Two months after we graduated
from law school, we had to sit for the three-day state licensing exam, the “Bar
Exam,” and one of my closest friends, an African-American man, flunked.
You knew you had passed if you got a fat
envelope in the mail, containing application forms, fingerprinting forms, and
literature about which committees of the Bar Association you could join. My
friend got a skinny envelope.
That sent us on a
months’-long trial for him to pass the next test, which was offered only in
July and February, and usually on the same days in every state. We drilled
endlessly on the substance of law, and every time, he could recite the law and
jump to the legal outcome of any case that was presented to him. I tried to
explain, “The bar examiners want to know your reasoning. How did you arrive at
that conclusion? You have to answer according to the ‘IRAC’ formula: Identify the issue; elucidate your reasoning;
state your analysis; state your conclusion. ”
He didn’t get it. He failed
again. He began seeking exams that were offered on dates other than
Washington’s, and made trips to Idaho and Minnesota, just to pass any bar.
In Idaho, black people were
rare enough then that the black red-cap at the airport followed us all the way
through the facility, as though he had never seen another black man before.
When a work colleague, Gary
Quarfoth, learned that my friend was heading to Minnesota for a test, he
insisted that his family take over.
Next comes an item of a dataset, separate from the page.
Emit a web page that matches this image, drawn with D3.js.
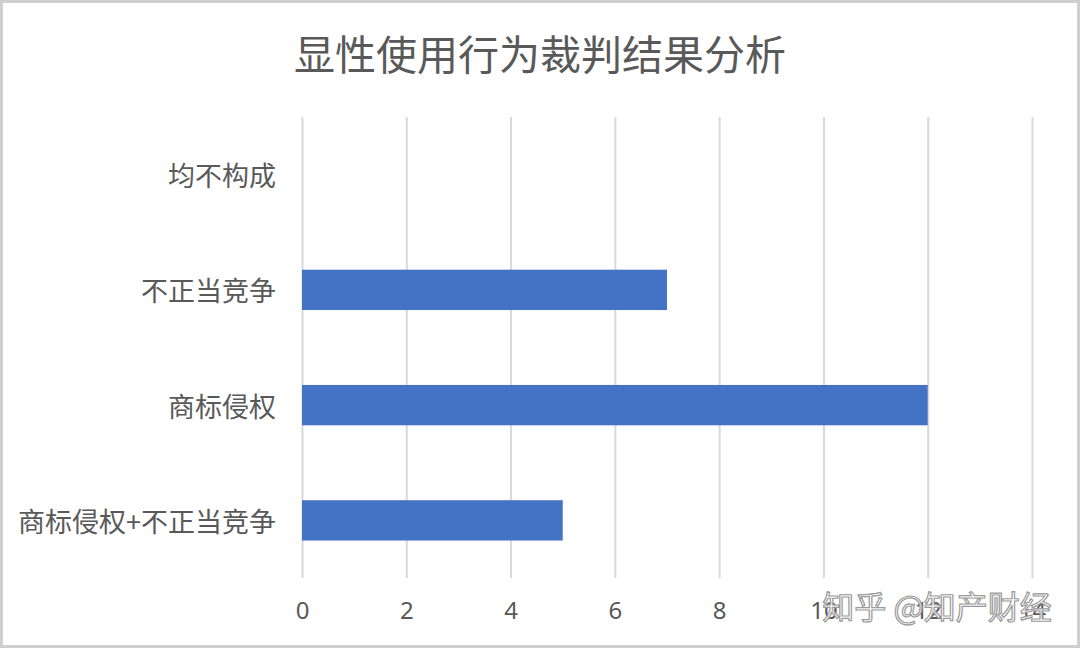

Gary’s
parent housed him, fed him, and made sure he got to the test on time. He loved
Gary’s mother, who would chug away on her exercise bicycle, a glass of whiskey
with ice in hand. At the Minnesota test, he met Al Page, a former pro football
player who went on to a distinguished career as a judge in Minnesota.
The turning point came on a
day we were scheduled to watch boxing matches on TV with a friend who lived at
Mill Creek, northeast of Seattle. We
drove out there and walked in just as the favored boxer, the one he wanted to
follow, was shown flattened on the mat. My friend said, “I see what you mean! I
see the outcome, but I want to know how he got there.”
Afer five failures (and we
have to respect the persistence), he got fat envelopes from both Washington and
Minnesota.
There is an old joke that
pertains to my friend, “What do you call the guy who graduates last in your
class?” Yes, it pertains to my friend. Today we call him “Your honor.”